Flawed though it may be, this pastiche from perennial loose cannon and aspiring White Negro James Toback (its melodramatic noir plot is what does it in, not its pretentiousness or labored hipness) does what film should do: it re-creates fantasies of the audience's deepest dreads and desires. No doubt the sexual aura and artistic fecundity of black culture is a source of profound white anxiety, but these qualities are also irresistibly attractive, an injection of vitality for jejune white consumers, as is demonstrated by such wanna-be "niggas" as Beatty's Bulworth and Toback's spoiled trust-fund kids writhing to the rhythms of outlaw rappers.

And perhaps the ruthlessness and misogyny of the rap artist is just a sublimation of that archetypal black macho figure, the pimp. Allen and Albert Hughes, the twin brothers whose debut, Menace II Society (1993), was one of the last gasps of the black-cinema rebirth of a decade ago, take on this daunting subject in American Pimp. The film's portrait of a number of colorful members of the world's second-oldest profession lingers on the obvious but does make some telling jabs at pimps as the epitome of a society based on exploitation. As the heavyhanded shots of DC landmarks make clear, the racist's nightmare of white women enslaved to black brutes that goes all the way back to D.W. Griffith's Birth of a Nation is merely the end result of a system of pandering and prostitution.

Needless to say, we won't be hearing about American Pimp come Oscar time -- though Spike Lee's new The Real Kings of Comedy (due out August 14), a concert film of the popular black comics D.L. Highley, Steve Harvey, Bernie Mac, and Cedric the Entertainer (a showstopper in Big Momma's House), might make a showing, if only to preclude Lee's annual tirade about the Academy's exclusion of blacks.

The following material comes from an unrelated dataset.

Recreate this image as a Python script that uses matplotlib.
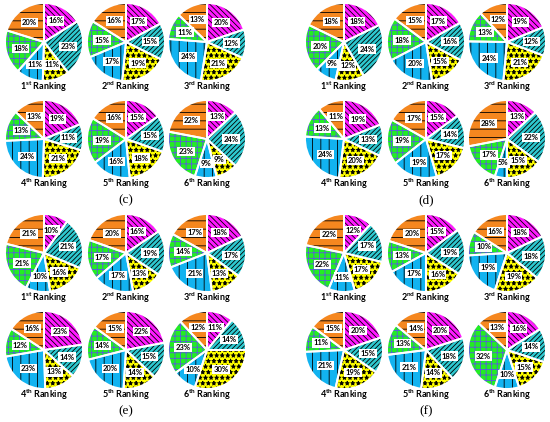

White audiences are most comfortable when black people are clowns on a stage or, to judge from last year's Oscar contenders The Green Mile and The Hurricane, sainted fools or dogged crusaders safely behind bars.

That seems to be the pattern for black cinema: after a summer of shtick, the fall releases clean up their act to become Oscar-worthy, often by turning to white directors. This year's candidate for sainted black fool is The Legend of Bagger Vance (opens November 3), Robert Redford's adaptation of the Steve Pressfield novel in which golf pro Matt Damon learns the ultimate golf swing and the secret of life from beatific caddy Will Smith. (Why can't the white boy carry the clubs? Haven't these people heard of Tiger Woods?) The dogged-crusader candidate is Denzel Washington as the black football coach in a newly integrated Virginia high school in Boaz Yakin's Remember the Titans (opens September 29). These films might get a couple of nominations, maybe a token win or two, and then, after the usual feeble complaints about Oscar's disgraceful record on race, it'll be back to business next summer with the usual spate of moneymaking black comedies and thrillers. In the end, the only color that matters in Hollywood is the color of money.